Stephen Thorpe stephen_thorpe at yahoo.co.nz
Sat Jun 2 21:22:47 CDT 2018


This subject is perhaps a bit off-topic for Taxacom, but workplace gender quotas may be applied to taxonomic jobs as much as any other, so I thought it might be worth highlighting a most ridiculous spin being put on research to defend workplace gender quotas against the objection they are unmeritocratic (=candidates of high merit may miss out just because they are yet another male).

https://www.independent.co.uk/news/business/news/workplace-gender-quotas-incompetence-efficiency-business-organisations-london-school-economics-lse-a7797061.html

The argument seems to be that far from being unmeritocratic, workplace gender quotas actually weed out men of mediocre/low merit (competence), so it is all good!

Quite apart from the fact that "Those with higher incomes were deemed more competent", which is itself laughable for fairly obvious (I hope!) reasons, the real killer in this argument is this, I suggest: 

With a quota in place, what are you going to do? (A) Replace the most competent men with women; or (B) Replace the least competent men with women? It is a bit of a no-brainer (to say the least!) to opt for (B), so of course workplace gender quotas weed out men of mediocre/low competence!

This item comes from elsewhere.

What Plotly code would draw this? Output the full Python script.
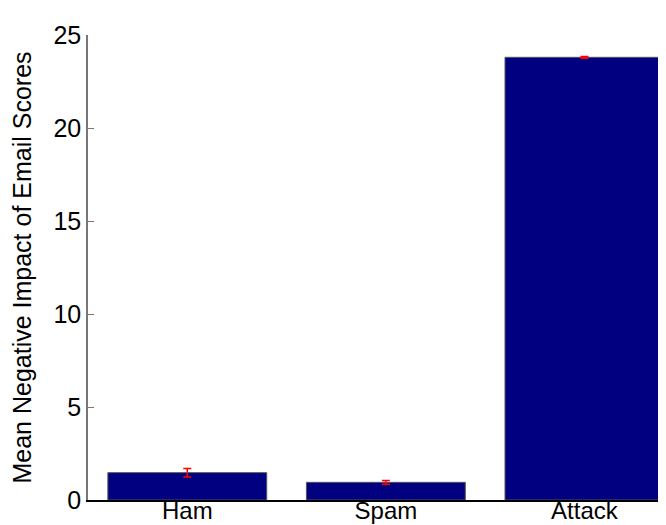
import plotly.graph_objects as go

categories = ["Ham", "Spam", "Attack"]
means = [1.47, 0.95, 23.8]
errors = [0.23, 0.1, 0.05]
yticks = [0, 5, 10, 15, 20, 25]

fig = go.Figure()
fig.add_trace(go.Bar(
    x=categories, y=means, width=0.8,
    marker=dict(color="#000080", line=dict(color="#555555", width=1)),
    error_y=dict(type="data", array=errors, visible=True, color="red", thickness=1.5, width=4),
))
fig.update_layout(
    width=666, height=525,
    margin=dict(l=80, r=0, t=27, b=33),
    paper_bgcolor="white", plot_bgcolor="white",
    font=dict(family="Liberation Sans, Arial, sans-serif", size=24, color="black"),
    showlegend=False,
    xaxis=dict(range=[-0.5, 2.451], showline=True, linecolor="black", linewidth=1.5,
               ticks="", automargin=False, showgrid=False, zeroline=False,
               ticklabelstandoff=-12, tickfont=dict(size=24)),
    yaxis=dict(range=[0, 25], tickvals=yticks, showline=True, linecolor="#777777", linewidth=1.5,
               ticks="inside", ticklen=6, tickcolor="#777777", automargin=False,
               showgrid=False, zeroline=False, tickfont=dict(size=25),
               title=dict(text="Mean Negative Impact of Email Scores", standoff=16, font=dict(size=25))),
)
fig.write_html("out.html")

Given that "Those with higher incomes were deemed more competent" and higher income=more senior role, all that is happening is that women are being selected for the less senior roles in order to keep the more senior roles male dominated!

Although this doesn't paint a good picture of workplace sexism, my main point is that the study actually does nothing to counter the objection that workplace gender quotas are unmeritocratic, even though that is how it is being spun! Sure, if you define competence in terms of income and somehow link it to the concept of "merit", men of lower competence ("merit") are being "weeded out", but this does nothing to counter the objection that men who would otherwise be hired on merit miss out simply due to the fact that they are men, and I would call that gender discrimination against men! Worse, it is quite consistent with a less competent woman being hired instead of a more competent man, however you define competency, if the male quota is already filled.

I am quite alarmed by the subversive and misleading nature of some so-called "research" in this area!